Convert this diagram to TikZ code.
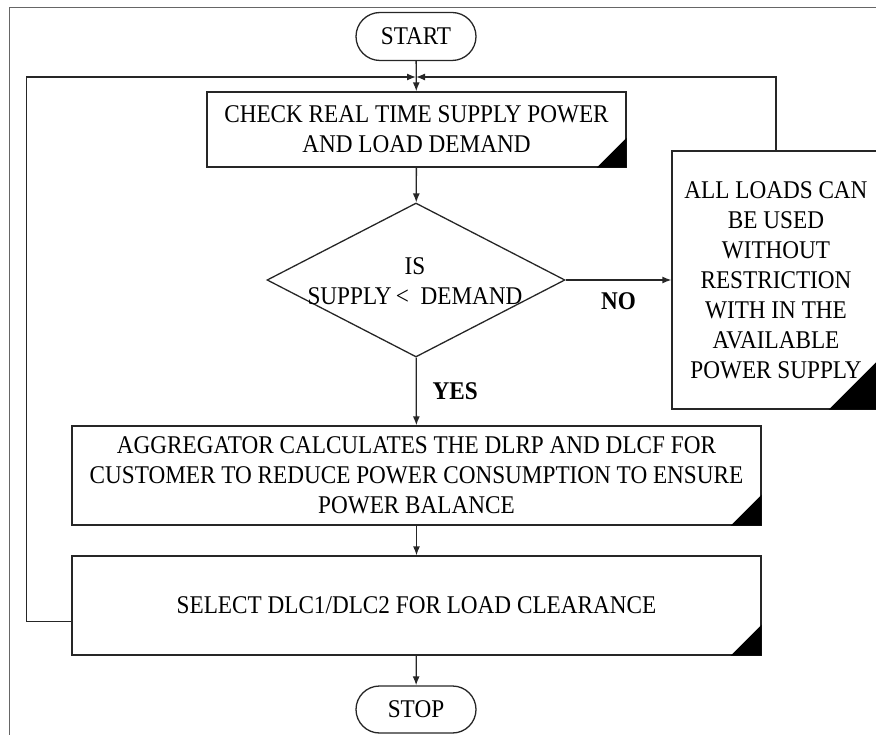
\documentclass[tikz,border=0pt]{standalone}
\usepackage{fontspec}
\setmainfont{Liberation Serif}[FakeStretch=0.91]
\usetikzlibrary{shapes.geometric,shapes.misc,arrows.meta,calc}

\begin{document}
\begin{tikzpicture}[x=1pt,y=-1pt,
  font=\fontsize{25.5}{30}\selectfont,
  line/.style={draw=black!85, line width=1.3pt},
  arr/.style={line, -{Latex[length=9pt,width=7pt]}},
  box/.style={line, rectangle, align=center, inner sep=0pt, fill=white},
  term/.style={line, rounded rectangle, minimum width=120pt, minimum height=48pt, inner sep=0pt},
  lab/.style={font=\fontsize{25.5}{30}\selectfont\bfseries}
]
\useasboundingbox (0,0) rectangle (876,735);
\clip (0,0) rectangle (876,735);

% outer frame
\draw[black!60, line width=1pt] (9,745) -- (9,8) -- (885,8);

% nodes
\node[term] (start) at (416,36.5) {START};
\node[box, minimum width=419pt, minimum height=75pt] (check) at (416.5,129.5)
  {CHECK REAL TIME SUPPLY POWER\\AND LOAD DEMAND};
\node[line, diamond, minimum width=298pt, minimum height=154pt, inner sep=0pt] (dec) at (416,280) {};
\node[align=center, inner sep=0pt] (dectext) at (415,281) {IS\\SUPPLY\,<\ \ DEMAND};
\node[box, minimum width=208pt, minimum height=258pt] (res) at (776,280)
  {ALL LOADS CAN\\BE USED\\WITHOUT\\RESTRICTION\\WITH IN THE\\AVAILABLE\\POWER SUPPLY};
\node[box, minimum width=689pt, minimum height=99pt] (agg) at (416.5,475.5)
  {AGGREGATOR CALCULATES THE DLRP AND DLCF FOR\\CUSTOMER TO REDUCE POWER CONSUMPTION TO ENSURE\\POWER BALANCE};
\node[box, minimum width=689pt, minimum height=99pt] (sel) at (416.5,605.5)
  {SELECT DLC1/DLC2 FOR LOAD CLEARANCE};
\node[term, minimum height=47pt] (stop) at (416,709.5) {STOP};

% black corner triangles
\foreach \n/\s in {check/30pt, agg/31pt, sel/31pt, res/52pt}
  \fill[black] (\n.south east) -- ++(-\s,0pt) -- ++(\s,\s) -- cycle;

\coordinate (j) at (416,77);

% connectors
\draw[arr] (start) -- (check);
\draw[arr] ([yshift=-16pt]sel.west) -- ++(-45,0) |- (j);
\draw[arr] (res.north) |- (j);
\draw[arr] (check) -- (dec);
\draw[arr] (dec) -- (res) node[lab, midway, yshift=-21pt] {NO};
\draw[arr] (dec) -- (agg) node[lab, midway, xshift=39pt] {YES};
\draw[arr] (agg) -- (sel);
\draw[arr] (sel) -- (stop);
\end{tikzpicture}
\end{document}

• To be done: Quote the data exactly, leaving every image out of the copy.

• The result:
Convert this diagram to TikZ code.
\documentclass[tikz,border=0pt]{standalone}
\usepackage{fontspec}
\setmainfont{Liberation Serif}[FakeStretch=0.91]
\usetikzlibrary{shapes.geometric,shapes.misc,arrows.meta,calc}

\begin{document}
\begin{tikzpicture}[x=1pt,y=-1pt,
  font=\fontsize{25.5}{30}\selectfont,
  line/.style={draw=black!85, line width=1.3pt},
  arr/.style={line, -{Latex[length=9pt,width=7pt]}},
  box/.style={line, rectangle, align=center, inner sep=0pt, fill=white},
  term/.style={line, rounded rectangle, minimum width=120pt, minimum height=48pt, inner sep=0pt},
  lab/.style={font=\fontsize{25.5}{30}\selectfont\bfseries}
]
\useasboundingbox (0,0) rectangle (876,735);
\clip (0,0) rectangle (876,735);

% outer frame
\draw[black!60, line width=1pt] (9,745) -- (9,8) -- (885,8);

% nodes
\node[term] (start) at (416,36.5) {START};
\node[box, minimum width=419pt, minimum height=75pt] (check) at (416.5,129.5)
  {CHECK REAL TIME SUPPLY POWER\\AND LOAD DEMAND};
\node[line, diamond, minimum width=298pt, minimum height=154pt, inner sep=0pt] (dec) at (416,280) {};
\node[align=center, inner sep=0pt] (dectext) at (415,281) {IS\\SUPPLY\,<\ \ DEMAND};
\node[box, minimum width=208pt, minimum height=258pt] (res) at (776,280)
  {ALL LOADS CAN\\BE USED\\WITHOUT\\RESTRICTION\\WITH IN THE\\AVAILABLE\\POWER SUPPLY};
\node[box, minimum width=689pt, minimum height=99pt] (agg) at (416.5,475.5)
  {AGGREGATOR CALCULATES THE DLRP AND DLCF FOR\\CUSTOMER TO REDUCE POWER CONSUMPTION TO ENSURE\\POWER BALANCE};
\node[box, minimum width=689pt, minimum height=99pt] (sel) at (416.5,605.5)
  {SELECT DLC1/DLC2 FOR LOAD CLEARANCE};
\node[term, minimum height=47pt] (stop) at (416,709.5) {STOP};

% black corner triangles
\foreach \n/\s in {check/30pt, agg/31pt, sel/31pt, res/52pt}
  \fill[black] (\n.south east) -- ++(-\s,0pt) -- ++(\s,\s) -- cycle;

\coordinate (j) at (416,77);

% connectors
\draw[arr] (start) -- (check);
\draw[arr] ([yshift=-16pt]sel.west) -- ++(-45,0) |- (j);
\draw[arr] (res.north) |- (j);
\draw[arr] (check) -- (dec);
\draw[arr] (dec) -- (res) node[lab, midway, yshift=-21pt] {NO};
\draw[arr] (dec) -- (agg) node[lab, midway, xshift=39pt] {YES};
\draw[arr] (agg) -- (sel);
\draw[arr] (sel) -- (stop);
\end{tikzpicture}
\end{document}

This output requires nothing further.